6. Conclusions and Discussion

This paper introduced a novel master-slave PDDN-I${}^{\lambda }$ controller to frequency control of an interconnected MG. The proposed controller consists of an IO controller (PDDN) in the OCL as the master controller. In the ICL, there is only a simple FO integrator (I${}^{\lambda }$) as the slave controller. For improving the system control efforts, its parameters are optimized using the JAYA algorithm. Various studies, including sudden load changes in the both areas, output deviations of the RESs-based units, and uncertainties in the system’s basic parameters, are investigated. Studies have been performed with and without the participation of EVs. In each case, the system’s dynamics behavior by applying the proposed controller, is compared with the PIDN and PIDA controllers.
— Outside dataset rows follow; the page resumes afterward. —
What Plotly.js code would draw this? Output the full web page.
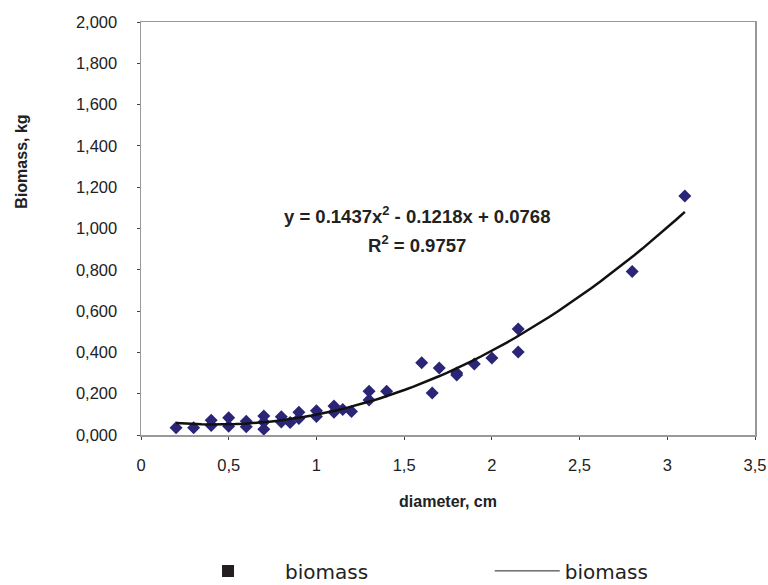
<!DOCTYPE html>
<html>
<head>
<meta charset="utf-8">
<script src="https://cdn.plot.ly/plotly-3.0.1.min.js"></script>
<style>html,body{margin:0;padding:0;background:#fff;}#chart{width:768px;height:585px;}</style>
</head>
<body>
<div id="chart"></div>
<script>
// Observed data (diameter, cm -> biomass, kg)
var diameter = [0.2, 0.3, 0.4, 0.4, 0.5, 0.5, 0.6, 0.6, 0.7, 0.7, 0.7, 0.8, 0.8, 0.85, 0.9, 0.9,
                1.0, 1.0, 1.1, 1.1, 1.15, 1.2, 1.3, 1.3, 1.4, 1.6, 1.66, 1.7, 1.8, 1.8, 1.9, 2.0,
                2.15, 2.15, 2.8, 3.1];
var biomass  = [0.035, 0.035, 0.072, 0.046, 0.084, 0.042, 0.066, 0.040, 0.092, 0.063, 0.028, 0.088, 0.063, 0.060, 0.110, 0.080,
                0.118, 0.090, 0.140, 0.110, 0.124, 0.114, 0.212, 0.170, 0.212, 0.350, 0.203, 0.324, 0.300, 0.290, 0.344, 0.373,
                0.513, 0.402, 0.792, 1.157];
// Trendline coefficients shown on the chart: y = a x^2 + b x + c
var trendCoef = [0.1437, -0.1218, 0.0768];
var trendRange = [0.2, 3.1];
var xTicks = [0, 0.5, 1, 1.5, 2, 2.5, 3, 3.5];
var yTicks = [0, 0.2, 0.4, 0.6, 0.8, 1.0, 1.2, 1.4, 1.6, 1.8, 2.0];

var tx = [], ty = [];
var n = 60;
for (var i = 0; i <= n; i++) {
  var x = trendRange[0] + (trendRange[1] - trendRange[0]) * i / n;
  tx.push(x);
  ty.push(trendCoef[0] * x * x + trendCoef[1] * x + trendCoef[2]);
}

var traces = [
  {x: diameter, y: biomass, type: 'scatter', mode: 'markers', showlegend: false,
   marker: {symbol: 'diamond', size: 10, color: '#2b2577'}},
  {x: tx, y: ty, type: 'scatter', mode: 'lines', showlegend: false,
   line: {color: '#111111', width: 2.5}},
  {x: [null], y: [null], type: 'scatter', mode: 'markers', name: 'biomass', legend: 'legend',
   marker: {symbol: 'square', size: 12, color: '#231f20'}},
  {x: [null], y: [null], type: 'scatter', mode: 'lines', name: 'biomass', legend: 'legend2',
   line: {color: '#231f20', width: 1}}
];

var legendFont = {family: 'DejaVu Sans, sans-serif', size: 20, color: '#222'};

var layout = {
  width: 768, height: 585,
  margin: {l: 141, r: 13, t: 22, b: 150, autoexpand: false},
  paper_bgcolor: '#ffffff', plot_bgcolor: '#ffffff',
  separators: ',.',
  font: {family: 'Liberation Sans, Arial, sans-serif', color: '#222222', size: 14},
  xaxis: {
    range: [0, 3.5], tickvals: xTicks, showgrid: false, zeroline: false,
    showline: true, mirror: true, linecolor: '#999999', linewidth: 1.5,
    ticks: 'outside', ticklen: 3, tickcolor: '#444', tickwidth: 1,
    ticklabelstandoff: 12,
    tickfont: {size: 16.5, color: '#222'},
    title: {text: '<b>diameter, cm</b>', font: {size: 16, color: '#222'}, standoff: 22}
  },
  yaxis: {
    range: [0, 2.0], tickvals: yTicks, tickformat: '.3f', showgrid: false, zeroline: false,
    showline: true, mirror: true, linecolor: '#999999', linewidth: 1.5,
    ticks: 'outside', ticklen: 3, tickcolor: '#444', tickwidth: 1,
    ticklabelstandoff: 16,
    tickfont: {size: 16.5, color: '#222'}
  },
  legend: {
    orientation: 'h', x: 0.0489, xanchor: 'left', y: -0.329, yanchor: 'middle',
    font: legendFont, itemwidth: 104, bgcolor: 'rgba(0,0,0,0)'
  },
  legend2: {
    orientation: 'h', x: 0.568, xanchor: 'left', y: -0.329, yanchor: 'middle',
    font: legendFont, itemwidth: 65, bgcolor: 'rgba(0,0,0,0)'
  },
  annotations: [
    {xref: 'paper', yref: 'paper', x: 0.449, y: 0.533, showarrow: false,
     text: '<b>y = 0.1437x<sup>2</sup> - 0.1218x + 0.0768</b>', font: {size: 18.5, color: '#222'}},
    {xref: 'paper', yref: 'paper', x: 0.449, y: 0.463, showarrow: false,
     text: '<b>R<sup>2</sup> = 0.9757</b>', font: {size: 18.5, color: '#222'}},
    {xref: 'paper', yref: 'paper', x: -0.196, y: 0.661, xanchor: 'center', yanchor: 'middle',
     showarrow: false, textangle: -90,
     text: '<b>Biomass, kg</b>', font: {size: 16, color: '#222'}}
  ]
};

Plotly.newPlot('chart', traces, layout, {displayModeBar: false, staticPlot: true});
</script>
</body>
</html>
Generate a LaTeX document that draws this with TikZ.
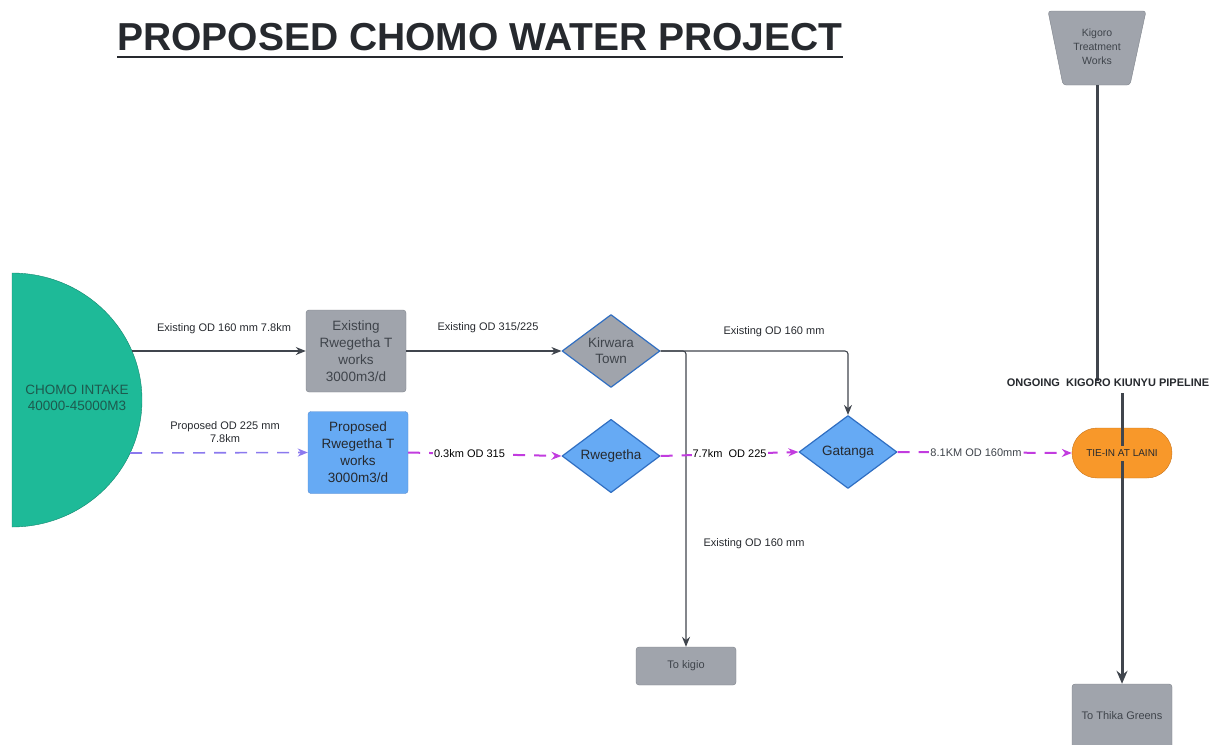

Studies of the system behavior in different conditions and evaluation of performance indicators as well as the quality of the $\Delta f_j$ and $\Delta P_{tie}$ waveforms indicate the complete dominance of the proposed PDDN- I${}^{\lambda }$ controller over the other two controllers. Optimal use of EVs capacities in the MG due to the high-quality of the proposed controller in error-clearing without having to make sudden changes in the entry/exit of different amounts of EVs in the LFC process, is the main advantage of the proposed controller. After testing the performance of the controllers in the presence of EVs and demonstrating the superior efficiency of the suggested controller, the system was evaluated in the lack of EVs. Under these conditions, the PDDN-I${}^{\lambda }$ master-slave controller is performed a robust performance. In the absence of EVs, the IAE, ITSE, and OC indices are 90%, 98%, and 94% better than the PID controller, as well as 84%, 98%, and 98% better than the PIDA controller. Also, the verification of the real-time performance of the proposed controller has been done on a first-order closed-loop system, and the good match between the simulation results and the RCP test is a confirmation of the possibility of real implementation of the controller.

In short, the simplistic and operational structure, independence and high capabilities of the controller in error correction, meliorating various time-domain indicators, great capabilities in the face of parametric uncertainties in the presence of nonlinear factors, are of the proposed PDDN-$I^{\lambda }$ controller’s important advantages. Thus, this control mechanism can be useful for a realistic multi-are MG frequency control.